Friday, June 01, 2018

Private Investment Project Procedures. New Changes for P3s

The Federal Transit Administration has made substantive changes in a final rule describing new, experimental procedures to encourage increased project management flexibility, more innovation in project funding, improved efficiency, timely project implementation, and new project revenue streams for public transportation capital projects.
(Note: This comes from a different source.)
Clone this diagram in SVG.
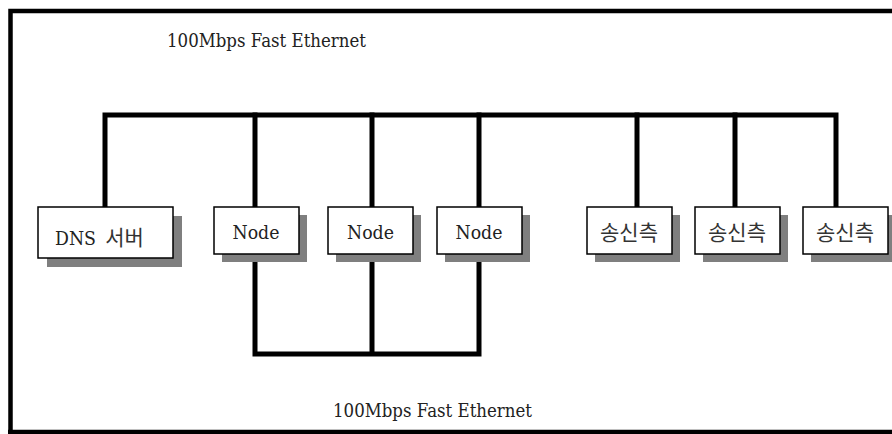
<svg xmlns="http://www.w3.org/2000/svg" width="892" height="434" viewBox="0 0 892 434">
<style>
.bus{fill:none;stroke:#000;stroke-width:5;stroke-linejoin:miter;stroke-linecap:square}
.box{fill:#fff;stroke:#000;stroke-width:1.5}
.sh{fill:#7f7f7f}
.lbl{font-family:"DejaVu Serif","Liberation Serif",serif;font-size:19px;fill:#222;text-anchor:middle}
.kr{font-family:"Noto Sans CJK KR",sans-serif;font-size:21px;fill:#333;text-anchor:middle}
.title{font-family:"DejaVu Serif","Liberation Serif",serif;font-size:18.5px;fill:#222}
</style>
<rect x="0" y="0" width="892" height="434" fill="#fff"/>
<path d="M10.5,434 V11 H892 M8,432 H892" fill="none" stroke="#000" stroke-width="4.5"/>
<text class="title" x="167" y="47" textLength="199" lengthAdjust="spacingAndGlyphs">100Mbps Fast Ethernet</text>
<text class="title" x="333" y="417" textLength="199" lengthAdjust="spacingAndGlyphs">100Mbps Fast Ethernet</text>
<g id="connectors">
<path class="bus" d="M105,207 V115 H836 V207"/>
<path class="bus" d="M255,115 V207 M372,115 V207 M479,115 V207 M637,115 V207 M735,115 V207"/>
<path class="bus" d="M255,254 V354 H479 V254 M372,254 V354"/>
</g>
<g id="dns">
<rect class="sh" x="47" y="216" width="135" height="51"/>
<rect class="box" x="38" y="207" width="135" height="51"/>
<text class="lbl" x="75.5" y="245" textLength="41" lengthAdjust="spacingAndGlyphs">DNS</text>
<text class="kr" x="124.5" y="245">서버</text>
</g>
<g id="node1">
<rect class="sh" x="222" y="215" width="85" height="47"/>
<rect class="box" x="214" y="207" width="85" height="47"/>
<text class="lbl" x="256" y="239" textLength="47" lengthAdjust="spacingAndGlyphs">Node</text>
</g>
<g id="node2">
<rect class="sh" x="336" y="215" width="85" height="47"/>
<rect class="box" x="328" y="207" width="85" height="47"/>
<text class="lbl" x="370.5" y="239" textLength="47" lengthAdjust="spacingAndGlyphs">Node</text>
</g>
<g id="node3">
<rect class="sh" x="445" y="215" width="85" height="47"/>
<rect class="box" x="437" y="207" width="85" height="47"/>
<text class="lbl" x="479" y="239" textLength="47" lengthAdjust="spacingAndGlyphs">Node</text>
</g>
<g id="sender1">
<rect class="sh" x="595" y="215" width="85" height="47"/>
<rect class="box" x="587" y="207" width="85" height="47"/>
<text class="kr" x="629" y="240">송신측</text>
</g>
<g id="sender2">
<rect class="sh" x="703" y="215" width="85" height="47"/>
<rect class="box" x="695" y="207" width="85" height="47"/>
<text class="kr" x="737" y="240">송신측</text>
</g>
<g id="sender3">
<rect class="sh" x="811" y="215" width="85" height="47"/>
<rect class="box" x="803" y="207" width="85" height="47"/>
<text class="kr" x="845" y="240">송신측</text>
</g>
</svg>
It will modify 49 CFR Part 650,

A primary goal of this final rule is to address impediments to the greater use of public-private partnerships (P3s) and private investment in public transportation capital projects.

What it does

  1. Amended the definition of ‘‘Eligible Project’’ to require a project be included in the statewide long-range transportation plan or the metropolitan transportation plan, as those terms are defined in 23 CFR part 450.
  2. Amended section 650.11 to permit one application per phase of a project, and to clarify that multiple waivers or modifications may be sought in one application.
  3. Amended section 650.21 to require reporting to FTA one year after construction is complete, and for projects that include private investment in operations and maintenance, a report is required two years after the project has entered into revenue operations.
  4. Amended section 650.31 to permit applicants to identify proposed, as well as committed funding for the project, and to provide that FTA will post on its public website information related to waivers the FTA Administrator has granted. 
The final rule, which goes into effect June 29, 2018, was published May 30, 2018 in the Federal Register, Volume 83, Number 104, page 24672.